#### RECORDS SUPPLIED ####

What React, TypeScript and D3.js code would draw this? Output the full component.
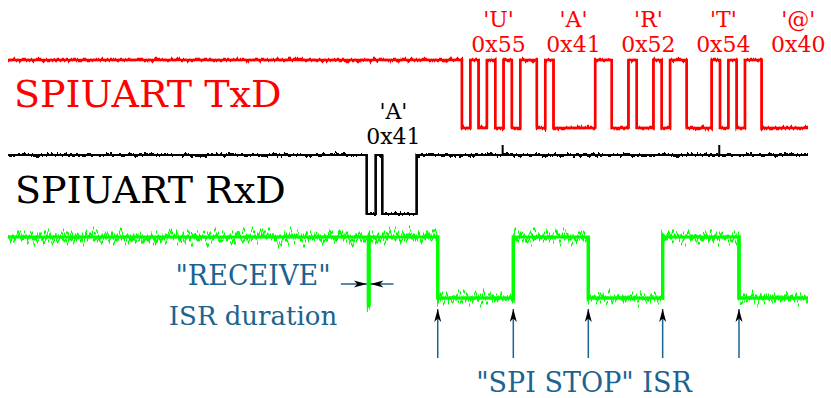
import React from "react";
import * as d3 from "d3";

// time unit = one TxD bit period, trace spans 0..96.1
const T_END = 96.1;

// SPIUART TxD: start time of first frame, then 7N1 frames (start, 7 data LSB first, stop)
const txStart = 54.53;
const txFrames = ["010101011", "010000011", "001001011", "000101011", "000000011"];
const txChars = ["'U'", "'A'", "'R'", "'T'", "'@'"];
const txHex = ["0x55", "0x41", "0x52", "0x54", "0x40"];

// SPIUART RxD edges [time, level]
const rxEdges: [number, number][] = [
  [0, 1],
  [43.09, 0],
  [44.17, 1],
  [44.96, 0],
  [49.09, 1],
];
const rxGlitches = [59.42, 85.44];
const rxLabelTime = 46.3;

// ISR pin: "RECEIVE" pulse and "SPI STOP" ISR edges
const receivePulse: [number, number] = [43.29, 43.36];
const stopIsr = [51.62, 60.7, 69.71, 78.64, 87.81];

const BLUE = "#1b6391";
const FONT = "DejaVu Serif";

function App() {
  const width = 831;
  const height = 398;

  const x = d3.scaleLinear().domain([0, T_END]).range([8, 808]);
  const yTx = d3.scaleLinear().domain([0, 1]).range([128, 60]);
  const yRx = d3.scaleLinear().domain([0, 1]).range([214, 155]);
  const yIsr = d3.scaleLinear().domain([0, 1]).range([298, 237]);

  const step = (ys: d3.ScaleLinear<number, number>) =>
    d3
      .line<[number, number]>()
      .x((d) => x(d[0]))
      .y((d) => ys(d[1]))
      .curve(d3.curveStepAfter);

  // TxD points
  const txBits = txFrames.join("").split("").map(Number);
  const txPts: [number, number][] = [[0, 1]];
  txBits.forEach((b, i) => {
    const t = txStart + i;
    if (t < T_END) txPts.push([t, b]);
  });
  txPts.push([T_END, txPts[txPts.length - 1][1]]);

  const rxPts: [number, number][] = [...rxEdges, [T_END, 1]];

  const isrPts: [number, number][] = [
    [0, 1],
    [receivePulse[0], -0.12],
    [receivePulse[1], 1],
  ];
  stopIsr.forEach((t, i) => isrPts.push([t, i % 2 === 0 ? 0 : 1]));
  isrPts.push([T_END, isrPts[isrPts.length - 1][1]]);

  const noise = (id: string, scale: number, seed: number, fx: number) => (
    <filter
      id={id}
      filterUnits="userSpaceOnUse"
      x={0}
      y={0}
      width={width}
      height={height}
      colorInterpolationFilters="sRGB"
    >
      <feTurbulence
        type="fractalNoise"
        baseFrequency={`${fx} 0.01`}
        numOctaves={3}
        seed={seed}
        result="n"
      />
      <feColorMatrix
        in="n"
        type="matrix"
        values="0 0 0 0 0.5  0 1 0 0 0  0 0 1 0 0  0 0 0 0 1"
        result="m"
      />
      <feDisplacementMap
        in="SourceGraphic"
        in2="m"
        scale={scale}
        xChannelSelector="R"
        yChannelSelector="G"
      />
    </filter>
  );

  // clean core line plus jittered copies on top
  const trace = (d: string, color: string, w: number, filts: string[]) => (
    <g fill="none" stroke={color}>
      <path d={d} strokeWidth={w} />
      {filts.map((f) => (
        <path key={f} d={d} strokeWidth={w} filter={`url(#${f})`} />
      ))}
    </g>
  );

  const spiX = x(receivePulse[0]) - 1.5;
  const spiX2 = x(receivePulse[1]) + 1.5;
  const durY = 284;

  return (
    <svg
      width={width}
      height={height}
      style={{ position: "absolute", left: 0, top: 0, background: "#fff" }}
      fontFamily={FONT}
    >
      <defs>
        {noise("nTx", 7, 4, 0.4)}
        {noise("nRx", 7, 9, 0.4)}
        {noise("nIsr", 30, 2, 0.35)}
        {noise("nIsr2", 18, 7, 0.5)}
        <marker
          id="head"
          viewBox="-14 -5 15 10"
          refX={0}
          refY={0}
          markerWidth={15}
          markerHeight={10}
          markerUnits="userSpaceOnUse"
          orient="auto"
        >
          <path d="M0,0 L-13,-3.5 L-9.5,0 L-13,3.5 Z" fill="#000" />
        </marker>
      </defs>

      {/* traces */}
      {trace(step(yTx)(txPts) ?? "", "#ff0000", 2.4, ["nTx"])}
      {trace(step(yRx)(rxPts) ?? "", "#000", 2.2, ["nRx"])}
      {rxGlitches.map((t, i) => (
        <line
          key={i}
          x1={x(t)}
          x2={x(t)}
          y1={yRx(1)}
          y2={yRx(1) - 10}
          stroke="#000"
          strokeWidth={2}
        />
      ))}
      {trace(step(yIsr)(isrPts) ?? "", "#00ff00", 3, ["nIsr", "nIsr2"])}

      {/* trace names */}
      <text x={14} y={106.5} fontSize={38} fill="#ff0000">
        SPIUART TxD
      </text>
      <text x={15} y={203} fontSize={38} fill="#000">
        SPIUART RxD
      </text>

      {/* character labels */}
      {txChars.map((c, i) => {
        const cx = x(txStart + i * 9 + 4.4);
        return (
          <g key={c} fill="#ff0000" fontSize={22} textAnchor="middle">
            <text x={cx} y={27}>
              {c}
            </text>
            <text x={cx} y={51.5}>
              {txHex[i]}
            </text>
          </g>
        );
      })}
      <g fill="#000" fontSize={22} textAnchor="middle">
        <text x={x(rxLabelTime)} y={118.5}>
          'A'
        </text>
        <text x={x(rxLabelTime)} y={143.5}>
          0x41
        </text>
      </g>

      {/* RECEIVE ISR duration */}
      <line
        x1={spiX - 26}
        x2={spiX}
        y1={durY}
        y2={durY}
        stroke={BLUE}
        strokeWidth={1.5}
        markerEnd="url(#head)"
      />
      <line
        x1={spiX2 + 23}
        x2={spiX2}
        y1={durY}
        y2={durY}
        stroke={BLUE}
        strokeWidth={1.5}
        markerEnd="url(#head)"
      />
      <g fill={BLUE} fontSize={27} textAnchor="middle">
        <text x={253} y={285}>
          "RECEIVE"
        </text>
        <text x={253} y={325} fontSize={26}>
          ISR duration
        </text>
      </g>

      {/* SPI STOP ISR arrows */}
      {stopIsr.map((t, i) => (
        <line
          key={i}
          x1={x(t)}
          x2={x(t)}
          y1={358}
          y2={309}
          stroke={BLUE}
          strokeWidth={1.5}
          markerEnd="url(#head)"
        />
      ))}
      <text x={584} y={392} fill={BLUE} fontSize={27} textAnchor="middle">
        "SPI STOP" ISR
      </text>
    </svg>
  );
}

export default App;
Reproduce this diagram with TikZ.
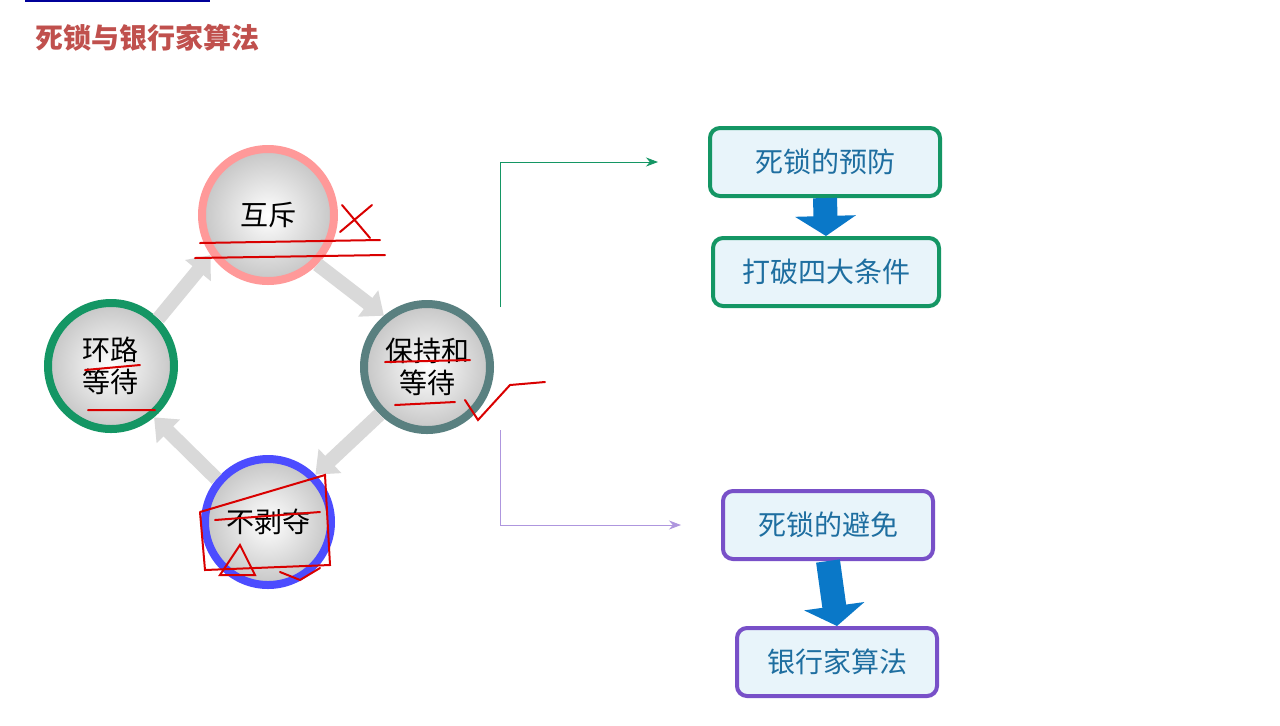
\documentclass[tikz,border=0pt]{standalone}
\usepackage{fontspec}
\setmainfont{Noto Sans CJK SC}
\usetikzlibrary{arrows.meta}
\definecolor{ttl}{RGB}{192,80,77}
\definecolor{bfill}{RGB}{232,244,250}
\definecolor{gbord}{RGB}{20,150,100}
\definecolor{pbord}{RGB}{120,80,200}
\definecolor{btxt}{RGB}{30,110,160}
\definecolor{barrow}{RGB}{10,120,200}
\tikzset{
 ring/.style={circle,minimum size=132pt*0.5,line width=4pt,inner color=white,outer color=gray!45,font=\fontsize{14}{16}\selectfont,align=center,text=black},
 gbox/.style={draw=gbord,line width=2pt,rounded corners=5pt,fill=bfill,text=btxt,font=\fontsize{14}{16}\selectfont,minimum height=34pt},
 pbox/.style={gbox,draw=pbord},
 garrow/.style={-{Triangle[length=10pt,width=16pt]},line width=7pt,gray!30},
 downar/.style={-{Triangle[length=10pt,width=30pt]},line width=12pt,barrow},
 redink/.style={red!85!black,line width=1pt,line cap=round}
}
\begin{document}
\begin{tikzpicture}[x=0.5pt,y=-0.5pt]
\useasboundingbox[fill=white](0,0) rectangle (1280,725);
\draw[line width=1pt,blue!60!black] (25,1) -- (210,1);
\node[anchor=west,text=ttl,font=\fontsize{14}{16}\selectfont\bfseries] (title) at (28,38) {死锁与银行家算法};
\node[ring,draw=pink!80!red,minimum size=66pt] (c1) at (268,215) {互斥};
\node[ring,draw=gray!70!teal,minimum size=63pt] (c2) at (427,367) {保持和\\等待};
\node[ring,draw=blue!70,minimum size=63pt] (c3) at (268,522) {不剥夺};
\node[ring,draw=gbord,minimum size=63pt] (c4) at (111,366) {环路\\等待};
\draw[garrow] (c4.45) -- (c1.215);
\draw[garrow] (c1.-45) -- (c2.130);
\draw[garrow] (c2.-135) -- (c3.45);
\draw[garrow] (c3.140) -- (c4.-50);
\node[gbox,minimum width=115pt] (p1) at (825,162) {死锁的预防};
\node[gbox,minimum width=113pt] (p2) at (826,272) {打破四大条件};
\node[pbox,minimum width=105pt] (a1) at (828,525) {死锁的避免};
\node[pbox,minimum width=100pt] (a2) at (837,662) {银行家算法};
\draw[downar] (p1.south) -- (p2.north);
\draw[downar] (a1.south) -- (a2.north);
\coordinate (u0) at (500,307);
\coordinate (d0) at (500,430);
\draw[gbord,-{Stealth[length=6pt]}] (u0) |- ([xshift=-25]p1.west);
\draw[pbord!60,-{Stealth[length=6pt]}] (d0) |- ([xshift=-20]a1.west);
% handwritten marks
\draw[redink] (340,232) -- (372,205) (342,205) -- (370,238);
\draw[redink] (200,243) -- (380,240) (195,258) -- (385,255);
\draw[redink] (385,362) -- (470,360) (395,405) -- (455,402);
\draw[redink] (465,400) -- (478,420) -- (510,385) -- (545,382);
\draw[redink] (85,370) -- (140,365) (88,410) -- (155,410);
\draw[redink] (200,512) -- (205,570) -- (330,565) -- (325,475) -- (200,512);
\draw[redink] (215,520) -- (320,512) (220,575) -- (240,545) -- (255,575) -- cycle;
\draw[redink] (280,572) -- (300,580) -- (320,568);
\end{tikzpicture}
\end{document}
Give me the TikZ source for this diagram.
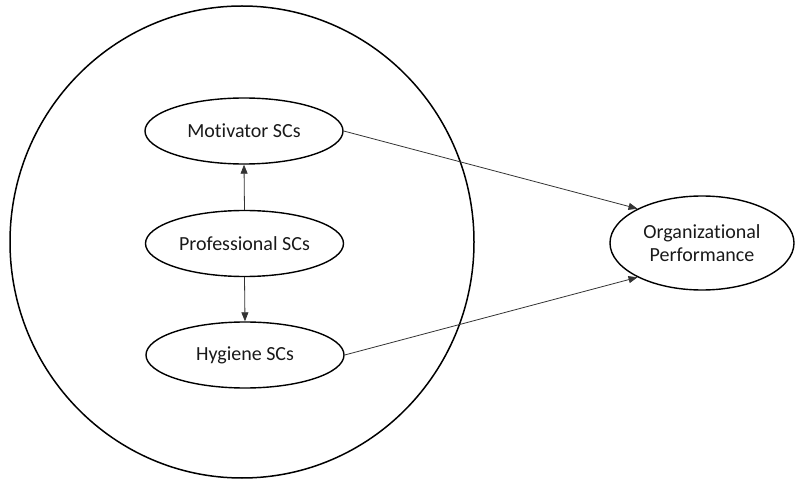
\documentclass[tikz,border=0pt]{standalone}
\usepackage{fontspec}
\setmainfont[Ligatures=NoCommon]{Carlito}
\usetikzlibrary{shapes.geometric,arrows.meta}
\tikzset{
  inner/.style={draw, ellipse, line width=1.4pt, inner sep=0pt, minimum width=198pt, minimum height=66pt, font=\fontsize{20}{23}\selectfont, text=black!90},
  conn/.style={line width=0.8pt, draw=black!80, -{Triangle[length=9pt,width=7pt]}},
}
\begin{document}
\begin{tikzpicture}[x=1pt,y=-1pt]
\useasboundingbox (0,0) rectangle (796,481);
\node[draw, ellipse, line width=1.5pt, inner sep=0pt, minimum width=464pt, minimum height=472pt] (outer) at (242,242) {};
\node[inner] (mot) at (244,131) {Motivator SCs};
\node[inner] (pro) at (244.5,243.5) {Professional SCs};
\node[inner] (hyg) at (245,355) {Hygiene SCs};
\node[inner, minimum width=184pt, minimum height=94pt, align=center] (org) at (702,243) {Organizational\\Performance};
\draw[conn] (pro.north) -- (mot.south);
\draw[conn] (pro.south) -- (hyg.north);
\draw[conn] (mot.east) -- (org.152);
\draw[conn] (hyg.east) -- (org.208);
\end{tikzpicture}
\end{document}
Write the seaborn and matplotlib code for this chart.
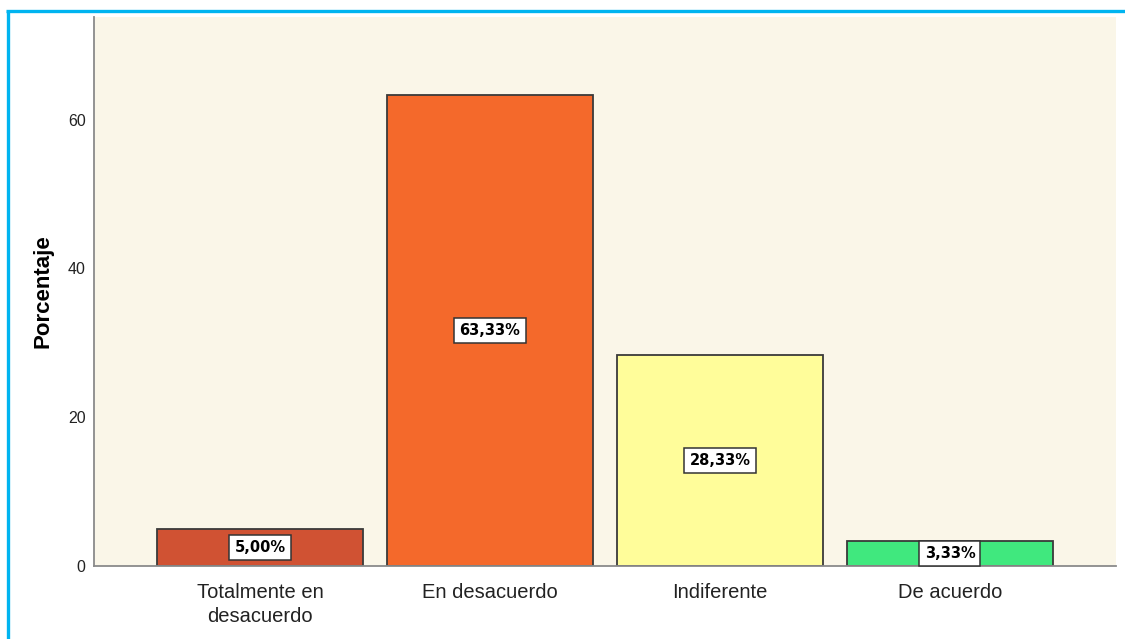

####

GIVEN REQUEST: Give back exactly the lines from the first line of the data through the line with "const T_END = 96.1;", pictures excluded.

OUTPUT OF THE TASK:
What React, TypeScript and D3.js code would draw this? Output the full component.
import React from "react";
import * as d3 from "d3";

// time unit = one TxD bit period, trace spans 0..96.1
const T_END = 96.1;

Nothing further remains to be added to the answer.